The entries below contain pictures. Retype everything except those pictures, exactly as given.

************

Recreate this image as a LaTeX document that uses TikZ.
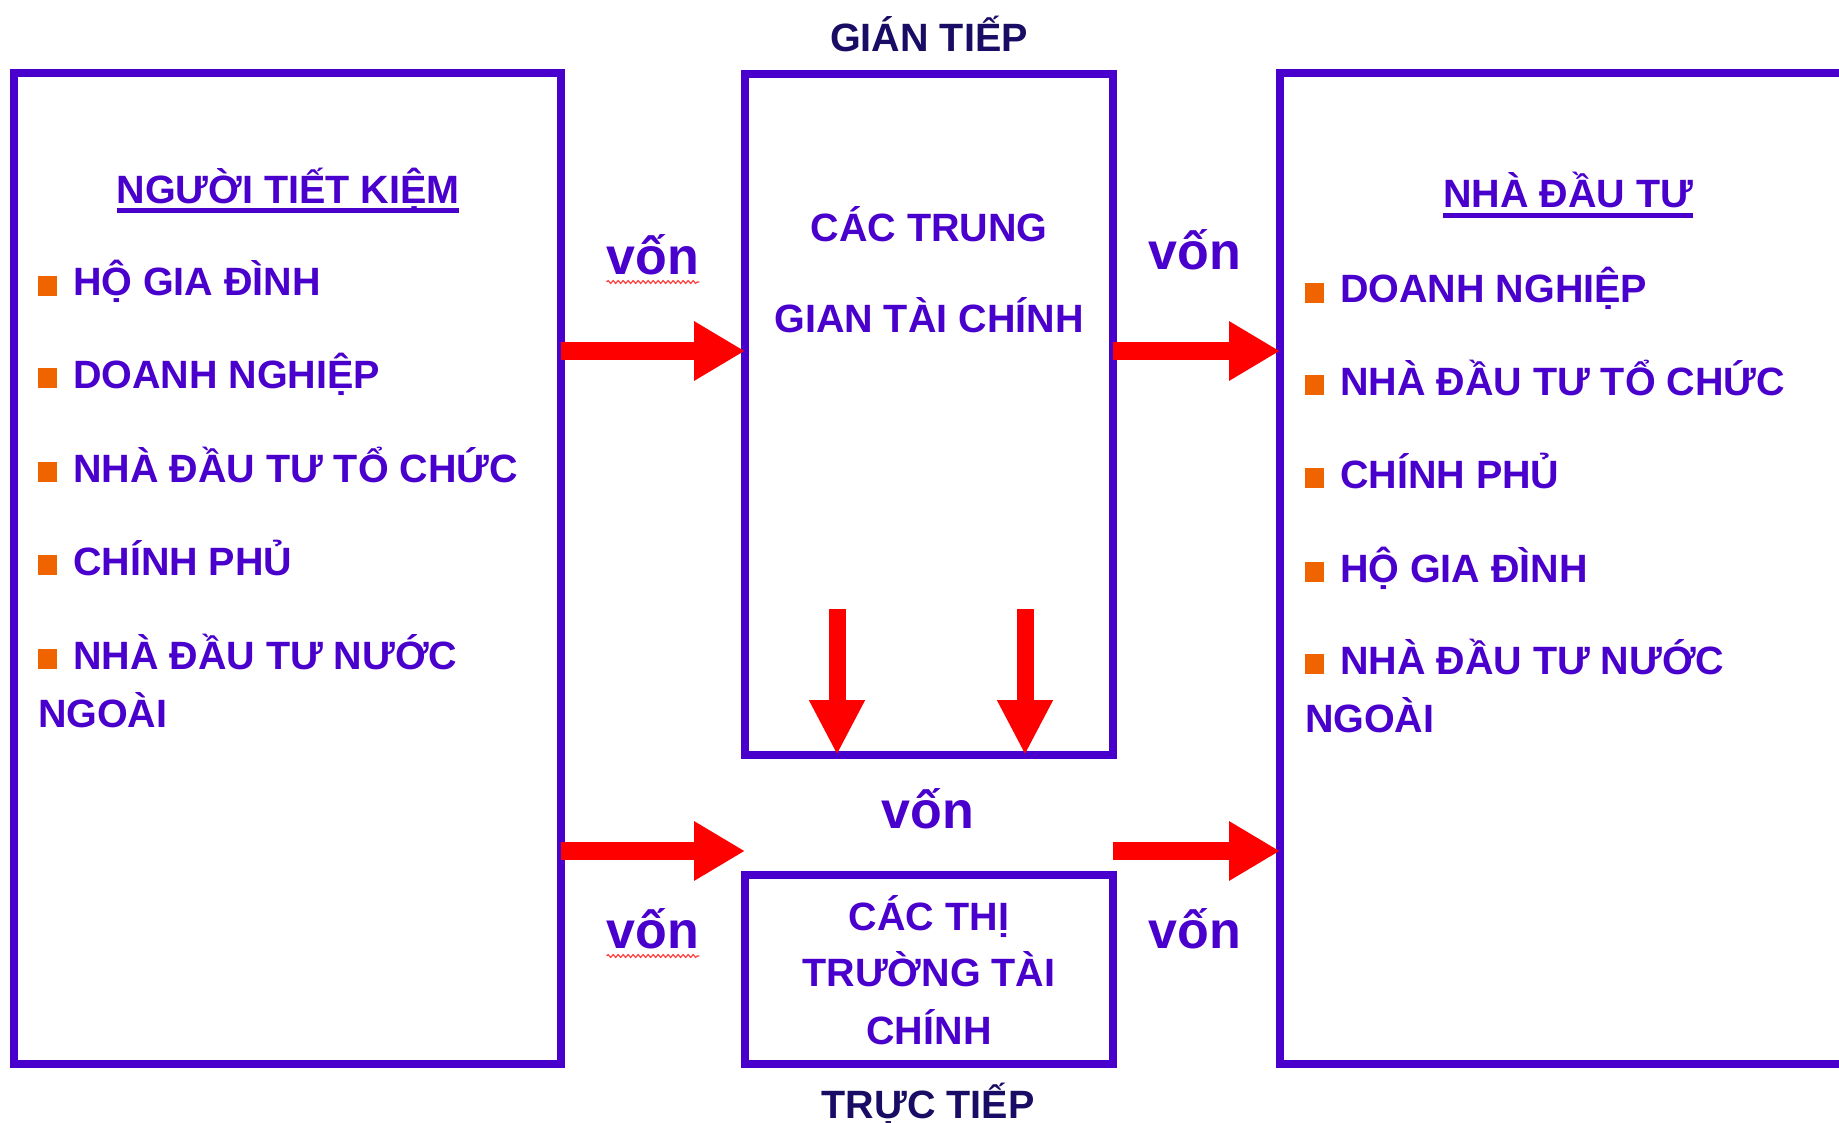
\documentclass[tikz,border=0pt]{standalone}
\usepackage{fontspec}
\setmainfont{Liberation Sans}
\usetikzlibrary{arrows.meta,decorations.pathmorphing}

\definecolor{ink}{RGB}{74,0,204}
\definecolor{navy}{RGB}{24,12,100}
\definecolor{bulorange}{RGB}{240,100,0}
\definecolor{flowred}{RGB}{255,0,0}
\definecolor{spellred}{RGB}{255,60,60}

% square bullet followed by the gap before the item text
\newcommand{\itembox}{\makebox[35pt][l]{\textcolor{bulorange}{\rule{19pt}{20pt}}}}

\begin{document}
\begin{tikzpicture}[x=1pt, y=-1pt,
  frame/.style={draw=ink, line width=8pt, inner sep=0pt, outer sep=0pt},
  txt/.style={font=\bfseries\fontsize{39.5}{58}\selectfont, text=ink, inner sep=0pt, outer sep=0pt},
  item/.style={txt, anchor=base west, align=left},
  side/.style={txt, text=navy, anchor=base},
  von/.style={font=\bfseries\fontsize{52}{60}\selectfont, text=ink, inner sep=0pt, anchor=base},
  flow/.style={draw=flowred, line width=18pt, -{Triangle[length=51pt,width=56pt]}},
  drop/.style={draw=flowred, line width=17pt, -{Triangle[length=55pt,width=52pt]}},
  squiggle/.style={draw=spellred, line width=1.2pt, decorate,
                   decoration={snake, amplitude=1.4pt, segment length=5pt}},
  underbar/.style={draw=ink, line width=5pt}]

\path[use as bounding box] (0,0) rectangle (1839,1123);
\clip (0,0) rectangle (1839,1123);

% boxes
\node[frame, minimum width=547pt, minimum height=991pt] (saver) at (287.5,568.5) {};
\node[frame, minimum width=368pt, minimum height=681pt] (inter) at (929,414.5) {};
\node[frame, minimum width=368pt, minimum height=189pt] (market) at (929,969.5) {};
\node[frame, minimum width=566pt, minimum height=991pt] (investor) at (1563,568.5) {};

% side labels
\node[side] (indirect) at (929,52) {GIÁN TIẾP};
\node[side] (direct) at (928,1118) {TRỰC TIẾP};

% savers
\node[txt, anchor=base] (saverTitle) at (288,204) {NGƯỜI TIẾT KIỆM};
\draw[underbar] ([yshift=-7pt]saverTitle.base west) -- ([yshift=-7pt]saverTitle.base east);
\node[item] (s1) at (38,296) {\itembox HỘ GIA ĐÌNH};
\node[item] (s2) at (38,388) {\itembox DOANH NGHIỆP};
\node[item] (s3) at (38,482) {\itembox NHÀ ĐẦU TƯ TỔ CHỨC};
\node[item] (s4) at (38,575) {\itembox CHÍNH PHỦ};
% two-line item: its base anchor sits on the second line
\node[item] (s5) at (38,727) {\itembox NHÀ ĐẦU TƯ NƯỚC\\NGOÀI};

% intermediaries and markets
\node[txt, anchor=base] (interA) at (929,242) {CÁC TRUNG};
\node[txt, anchor=base] (interB) at (929,332) {GIAN TÀI CHÍNH};
\node[txt, anchor=base] (marketA) at (929,930) {CÁC THỊ};
\node[txt, anchor=base] (marketB) at (929,986) {TRƯỜNG TÀI};
\node[txt, anchor=base] (marketC) at (929,1044) {CHÍNH};

% investors
\node[txt, anchor=base] (invTitle) at (1568,208) {NHÀ ĐẦU TƯ};
\draw[underbar] ([yshift=-7.5pt]invTitle.base west) -- ([yshift=-7.5pt]invTitle.base east);
\node[item] (r1) at (1305,303) {\itembox DOANH NGHIỆP};
\node[item] (r2) at (1305,395) {\itembox NHÀ ĐẦU TƯ TỔ CHỨC};
\node[item] (r3) at (1305,488) {\itembox CHÍNH PHỦ};
\node[item] (r4) at (1305,582) {\itembox HỘ GIA ĐÌNH};
\node[item] (r5) at (1305,732) {\itembox NHÀ ĐẦU TƯ NƯỚC\\NGOÀI};

% flow labels
\node[von] (vonA) at (653,275) {vốn};
\node[von] (vonB) at (1195,270) {vốn};
\node[von] (vonC) at (928,828) {vốn};
\node[von] (vonD) at (653,948) {vốn};
\node[von] (vonE) at (1195,948) {vốn};
\draw[squiggle] ([yshift=-7pt]vonA.base west) -- ([yshift=-7pt]vonA.base east);
\draw[squiggle] ([yshift=-8pt]vonD.base west) -- ([yshift=-8pt]vonD.base east);

% flows
\coordinate (upperRow) at (0,351);
\coordinate (lowerRow) at (0,851);
\coordinate (dropL) at (837,609);
\coordinate (dropR) at (1025,609);

\draw[flow] (saver.east |- upperRow) -- (inter.west |- upperRow);
\draw[flow] (inter.east |- upperRow) -- (investor.west |- upperRow);
\draw[flow] (saver.east |- lowerRow) -- (market.west |- lowerRow);
\draw[flow] (market.east |- lowerRow) -- (investor.west |- lowerRow);
\draw[drop] (dropL) -- (dropL |- inter.south);
\draw[drop] (dropR) -- (dropR |- inter.south);
\end{tikzpicture}
\end{document}
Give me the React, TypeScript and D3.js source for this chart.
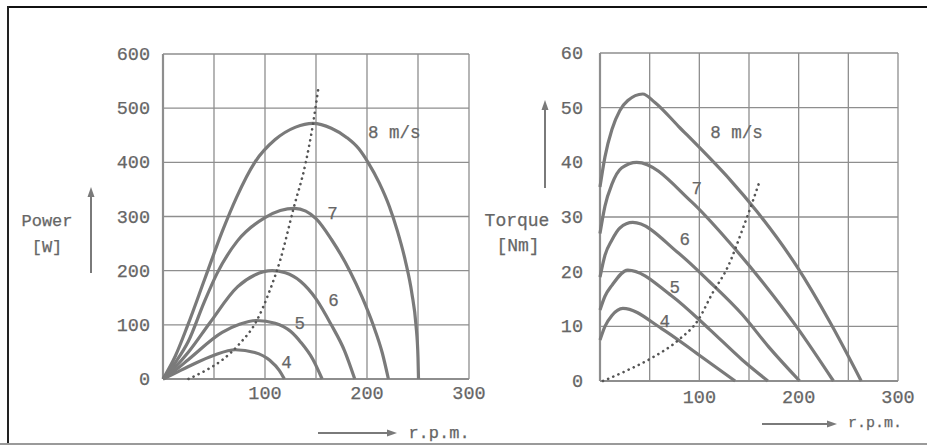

************

Complete output
Recreate this image as a LaTeX document that uses TikZ.
\documentclass[tikz,border=0pt]{standalone}
\usepackage{fontspec}
\setmainfont{Liberation Sans}
\usetikzlibrary{arrows.meta,decorations.pathmorphing}

\definecolor{ink}{RGB}{74,0,204}
\definecolor{navy}{RGB}{24,12,100}
\definecolor{bulorange}{RGB}{240,100,0}
\definecolor{flowred}{RGB}{255,0,0}
\definecolor{spellred}{RGB}{255,60,60}

% square bullet followed by the gap before the item text
\newcommand{\itembox}{\makebox[35pt][l]{\textcolor{bulorange}{\rule{19pt}{20pt}}}}

\begin{document}
\begin{tikzpicture}[x=1pt, y=-1pt,
  frame/.style={draw=ink, line width=8pt, inner sep=0pt, outer sep=0pt},
  txt/.style={font=\bfseries\fontsize{39.5}{58}\selectfont, text=ink, inner sep=0pt, outer sep=0pt},
  item/.style={txt, anchor=base west, align=left},
  side/.style={txt, text=navy, anchor=base},
  von/.style={font=\bfseries\fontsize{52}{60}\selectfont, text=ink, inner sep=0pt, anchor=base},
  flow/.style={draw=flowred, line width=18pt, -{Triangle[length=51pt,width=56pt]}},
  drop/.style={draw=flowred, line width=17pt, -{Triangle[length=55pt,width=52pt]}},
  squiggle/.style={draw=spellred, line width=1.2pt, decorate,
                   decoration={snake, amplitude=1.4pt, segment length=5pt}},
  underbar/.style={draw=ink, line width=5pt}]

\path[use as bounding box] (0,0) rectangle (1839,1123);
\clip (0,0) rectangle (1839,1123);

% boxes
\node[frame, minimum width=547pt, minimum height=991pt] (saver) at (287.5,568.5) {};
\node[frame, minimum width=368pt, minimum height=681pt] (inter) at (929,414.5) {};
\node[frame, minimum width=368pt, minimum height=189pt] (market) at (929,969.5) {};
\node[frame, minimum width=566pt, minimum height=991pt] (investor) at (1563,568.5) {};

% side labels
\node[side] (indirect) at (929,52) {GIÁN TIẾP};
\node[side] (direct) at (928,1118) {TRỰC TIẾP};

% savers
\node[txt, anchor=base] (saverTitle) at (288,204) {NGƯỜI TIẾT KIỆM};
\draw[underbar] ([yshift=-7pt]saverTitle.base west) -- ([yshift=-7pt]saverTitle.base east);
\node[item] (s1) at (38,296) {\itembox HỘ GIA ĐÌNH};
\node[item] (s2) at (38,388) {\itembox DOANH NGHIỆP};
\node[item] (s3) at (38,482) {\itembox NHÀ ĐẦU TƯ TỔ CHỨC};
\node[item] (s4) at (38,575) {\itembox CHÍNH PHỦ};
% two-line item: its base anchor sits on the second line
\node[item] (s5) at (38,727) {\itembox NHÀ ĐẦU TƯ NƯỚC\\NGOÀI};

% intermediaries and markets
\node[txt, anchor=base] (interA) at (929,242) {CÁC TRUNG};
\node[txt, anchor=base] (interB) at (929,332) {GIAN TÀI CHÍNH};
\node[txt, anchor=base] (marketA) at (929,930) {CÁC THỊ};
\node[txt, anchor=base] (marketB) at (929,986) {TRƯỜNG TÀI};
\node[txt, anchor=base] (marketC) at (929,1044) {CHÍNH};

% investors
\node[txt, anchor=base] (invTitle) at (1568,208) {NHÀ ĐẦU TƯ};
\draw[underbar] ([yshift=-7.5pt]invTitle.base west) -- ([yshift=-7.5pt]invTitle.base east);
\node[item] (r1) at (1305,303) {\itembox DOANH NGHIỆP};
\node[item] (r2) at (1305,395) {\itembox NHÀ ĐẦU TƯ TỔ CHỨC};
\node[item] (r3) at (1305,488) {\itembox CHÍNH PHỦ};
\node[item] (r4) at (1305,582) {\itembox HỘ GIA ĐÌNH};
\node[item] (r5) at (1305,732) {\itembox NHÀ ĐẦU TƯ NƯỚC\\NGOÀI};

% flow labels
\node[von] (vonA) at (653,275) {vốn};
\node[von] (vonB) at (1195,270) {vốn};
\node[von] (vonC) at (928,828) {vốn};
\node[von] (vonD) at (653,948) {vốn};
\node[von] (vonE) at (1195,948) {vốn};
\draw[squiggle] ([yshift=-7pt]vonA.base west) -- ([yshift=-7pt]vonA.base east);
\draw[squiggle] ([yshift=-8pt]vonD.base west) -- ([yshift=-8pt]vonD.base east);

% flows
\coordinate (upperRow) at (0,351);
\coordinate (lowerRow) at (0,851);
\coordinate (dropL) at (837,609);
\coordinate (dropR) at (1025,609);

\draw[flow] (saver.east |- upperRow) -- (inter.west |- upperRow);
\draw[flow] (inter.east |- upperRow) -- (investor.west |- upperRow);
\draw[flow] (saver.east |- lowerRow) -- (market.west |- lowerRow);
\draw[flow] (market.east |- lowerRow) -- (investor.west |- lowerRow);
\draw[drop] (dropL) -- (dropL |- inter.south);
\draw[drop] (dropR) -- (dropR |- inter.south);
\end{tikzpicture}
\end{document}
Give me the React, TypeScript and D3.js source for this chart.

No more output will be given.